- Citizenship: Sierra Leone

Academic background
- Alma mater: Fourah Bay College (BEc) Birkbeck College (PhD) University of Manchester Queen Mary and Westfield College Harvard Kennedy School
- Awards: Amujae Leader
- Website: www.yakamajones.com;

= Yakama Manty Jones =

Sierra Leonean economist

Yakama Manty Jones ( Mara) is a Sierra Leonean economist, entrepreneur and philanthropist with a Ph.D. in finance and economics. She is the Director of Research and Delivery at the Sierra Leone Ministry of Finance and a Focal Person for the World Bank's Human Capital Project in Sierra Leone. In 2021, she was selected to be an Amujae leader by the EJS Center. Jones has authored and co-authored multiple scholarly articles, and has spoken at TEDxYouth, Africa Oxford Initiative, and the World Bank.

== Early life and education ==
Yakama Manty Jones was born in Sierra Leone. She attended the Tower Hill Kindergarten and Primary School, where she sat to the National Primary School Examinations (NPSE). Jones enrolled at Limount College, where she sat for the London G.C.E O’ Level Examinations, and emerged the best candidate in the country. She then attended Fourah Bay College, University of Sierra Leone, where she earned her bachelor's degree with Honours in Economics.

Jones went on to earn a Master of Science in Finance and Economics from the University of London, and a Master of Research in International Business & Development from the University of Manchester. She then earned her Phd in Finance and Economics at the University of London. Her PhD dissertation focused on Debt Overhang and the ‘Resource Curse Hypothesis. Jones completed a Certificate in Social Entrepreneurship from the University of Oxford and an Executive Certificate in Economic Development from Harvard Kennedy School.

== Career ==
Jones has held several consulting roles. She served as a Data Management Specialist on the Former President Ernest Bai Koroma's Post- Ebola Recovery Delivery Team, the President's Recovery Priorities. She was promoted to Information Management and Quality Assurance Specialist and eventually Delivery Team Lead, succeeding Her Worship Yvonne Aki-Sawyerr, who became the mayor of Freetown.

Jones serves as Director of Research and Delivery at the Ministry of Finance in Sierra Leone. She is also an Associate Lecturer in the Department of Economics and Commerce at Fourah Bay College, University of Sierra Leone. Additionally, she is the Team Lead for the Economic Policy pathway on the University of Sierra Leone's Master of Research and Public Policy (MRPP) collaborative Masters program with the Partnership of African Social and Governance Research (PASGR).

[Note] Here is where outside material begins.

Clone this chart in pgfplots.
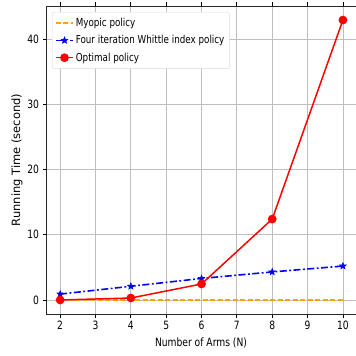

Jones is also an entrepreneur and co-founded the Peninsular Innovative Group (PI Group) with her husband, Herbert Jones. The PI Group operates across the shipping, manufacturing, and agri-business industries in Sierra Leone. Jones founded the Yak Jones Foundation, promoting reading and child literacy by donating books to needy schools, organising reading comprehension and quiz competitions, and establishing book clubs. The Foundation has worked with Project Pikin's Safe Space Library to provide reading materials for Freetown's street children and the Rotary Club Sunset of Freetown to establish a school library.

Jones is a Senior Research Fellow at the Centre for Alternative Policy Research and Innovation and a certified mentor on Mentor-X Africa She also currently serves on the boards of the Children's Education Foundation, Asmaa James Foundation, Girls Plus and several schools. Jones has given lectures locally and internationally with organizations such as the United Nations Population Fund (UNFPA), the Blavatnik School of Government, University of Oxford, the Tony Blair Institute for Global Change, and the World Bank. She speaks on issues such as education, entrepreneurship, human capital development, and service delivery. Jones was a 2017 Sierra Leone Open Government Fellow in the Open Data Fellowship Programme.

== Awards and Honours ==
Jones was named one of 50 Most Influential Young Sierra Leoneans, one of the 50 Most Influential Women in Sierra Leone, one of the 100 Most Influential Young Sierra Leoneans, recognized for excellence and integrity by Youth in Governance-SL and featuring on the 100 Women in West Africa list.

== Personal life ==
Jones is married to Herbert Durosimi Jones. Together they have two daughters, Hedya-Gold and Hedsania-Silver Jones.

== Research interests ==
Jones' research interests include: Development Economics, International Business, Human Capital Development, Macro and Micro-level data analysis for growth dynamics, Building data systems and innovative growth metrics, Innovation and Systems Approaches to Public Service Delivery and Human-Centered Design.